Collected material:

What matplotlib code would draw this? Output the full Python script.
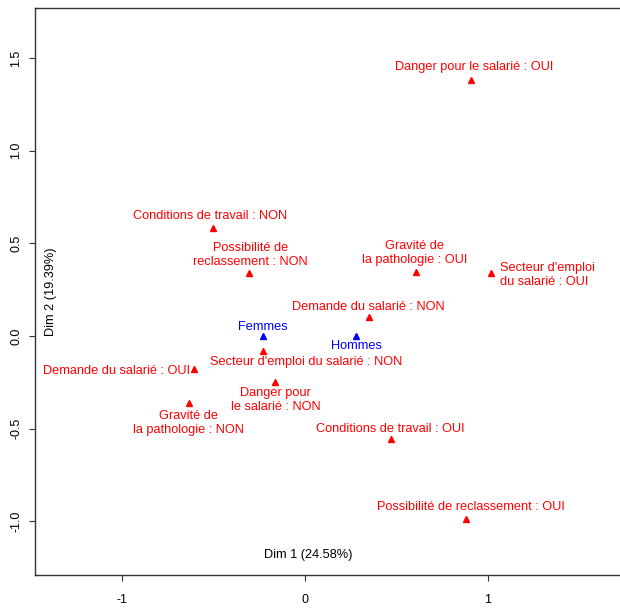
import matplotlib
matplotlib.use('Agg')
import matplotlib.pyplot as plt

matplotlib.rcParams['font.family'] = ['Liberation Sans', 'DejaVu Sans']

# MCA coordinates of the categories (Dim 1, Dim 2)
labels = ["Danger pour le salarié : OUI",
          "Conditions de travail : NON",
          "Possibilité de\nreclassement : NON",
          "Gravité de\nla pathologie : OUI",
          "Secteur d'emploi\ndu salarié : OUI",
          "Demande du salarié : NON",
          "Femmes",
          "Hommes",
          "Secteur d'emploi du salarié : NON",
          "Demande du salarié : OUI",
          "Danger pour\nle salarié : NON",
          "Gravité de\nla pathologie : NON",
          "Conditions de travail : OUI",
          "Possibilité de reclassement : OUI"]
dim1 = [0.907, -0.503, -0.306, 0.607, 1.016, 0.350, -0.230, 0.279,
        -0.230, -0.607, -0.164, -0.634, 0.470, 0.880]
dim2 = [1.38, 0.582, 0.341, 0.346, 0.341, 0.10, 0.0, 0.0,
        -0.08, -0.176, -0.247, -0.363, -0.555, -0.99]
group = ["var", "var", "var", "var", "var", "var", "sup", "sup",
         "var", "var", "var", "var", "var", "var"]

# label placement (pixel offsets from the point, alignment)
offsets = [(4, 13), (-3, 12), (2, 18), (-1, 19), (9, -2), (0, 10), (0, 9),
           (1, -10), (44, -11), (-4, -2), (1, -18), (0, -20), (0, 10), (5, 12)]
aligns = ["center", "center", "center", "center", "left", "center", "center",
          "center", "center", "right", "center", "center", "center", "center"]

colors = {"var": "red", "sup": "blue"}

fig = plt.figure(figsize=(6.2, 6.08), dpi=100)
ax = fig.add_axes([0.0565, 0.0543, 0.966, 0.9326])

for i in range(len(labels)):
    c = colors[group[i]]
    ax.plot(dim1[i], dim2[i], marker='^', color=c, markersize=5, linestyle='none')
    ax.annotate(labels[i], (dim1[i], dim2[i]), xytext=offsets[i],
                textcoords='offset pixels', ha=aligns[i], va='center',
                color=c, fontsize=9.2, linespacing=1.2)

ax.set_xlim(-1.474, 1.80)
ax.set_ylim(-1.29, 1.77)
ax.set_xticks([-1, 0, 1])
ax.set_xticklabels(["-1", "0", "1"])
ax.set_yticks([-1.0, -0.5, 0.0, 0.5, 1.0, 1.5])
ax.set_yticklabels(["-1.0", "-0.5", "0.0", "0.5", "1.0", "1.5"],
                   rotation=90, va='center')
ax.tick_params(direction='out', length=4, width=0.8, labelsize=9,
               color='#333333')
ax.tick_params(axis='x', pad=10)
ax.tick_params(axis='y', pad=5)
for s in ax.spines.values():
    s.set_linewidth(1.0)
    s.set_color('#333333')

ax.text(0.456, 0.035, "Dim 1 (24.58%)", transform=ax.transAxes,
        ha='center', va='center', fontsize=9.2)
ax.text(0.027, 0.50, "Dim 2 (19.39%)", transform=ax.transAxes,
        ha='center', va='center', fontsize=9.2, rotation=90)

fig.savefig("out.png", dpi=100)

Exercise details:
Return the material line for line, from its beginning to the line that contains "matplotlib.rcParams['font.family'] = ['Liberation", with the pictures left out.

Exercise response:
What matplotlib code would draw this? Output the full Python script.
import matplotlib
matplotlib.use('Agg')
import matplotlib.pyplot as plt

matplotlib.rcParams['font.family'] = ['Liberation Sans', 'DejaVu Sans']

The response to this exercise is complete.